Sadly for him, though, he was not a particularly good player. He remembers an occasion when, as a 16-year-old full back for his school team, he botched a last-minute penalty. Allied with his poor tackling and difficulties under the high ball, his teacher instructed him to 'go and referee or something, will you?'
It changed the course of his life. He joined Llanelli and District Referees Society and made his refereeing debut in the Carmarthenshire v Pembrokeshire Schools Under-15s match in 1988.
Between then and now, he has established himself as a world-class referee, taking charge of a record eight finals in the International Rugby Board World Sevens Series before making his mark as the only Welsh referee at the 2007 Rugby World Cup in France.

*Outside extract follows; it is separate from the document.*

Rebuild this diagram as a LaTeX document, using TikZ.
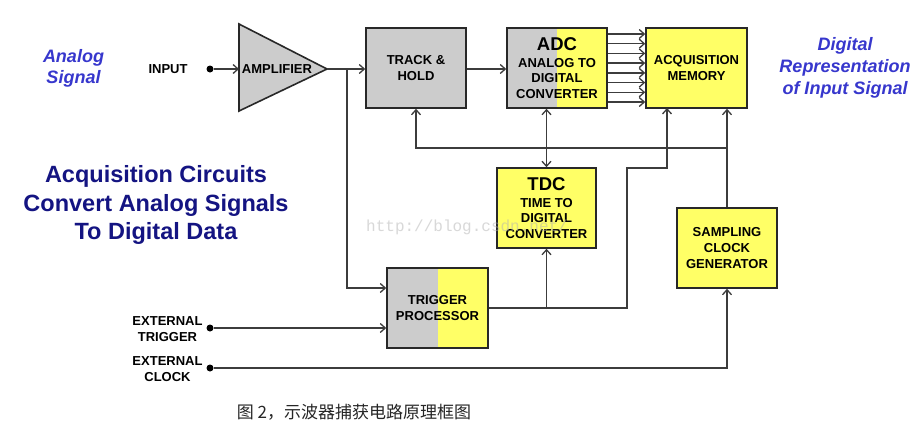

Domestically, he is one of only two men to referee back-to-back Heineken Cup finals – Munster versus Toulouse at the Millennium Stadium in 2008 and Leinster versus Leicester at Murrayfield in 2009.
However, unfortunately for him, he was the official during the match that spawned the infamous ‘Bloodgate’ scandal.
When it was revealed that Harlequins’ Tom Williams had faked an injury to allow a substitution late in a Heineken Cup quarter-final clash against Leinster, the reverberations shook rugby to its core and resulted in heavy sanctions for the guilty parties. Owens, though, was the innocent bystander in the incident, and his reputation has gone from strength to strength.
Known for his frequent communications with the players and thorough monitoring of the breakdown and scrums, Owens will officiate the Fiji-Namibia, New Zealand-Japan, Australia-USA and South Africa-Samoa matches.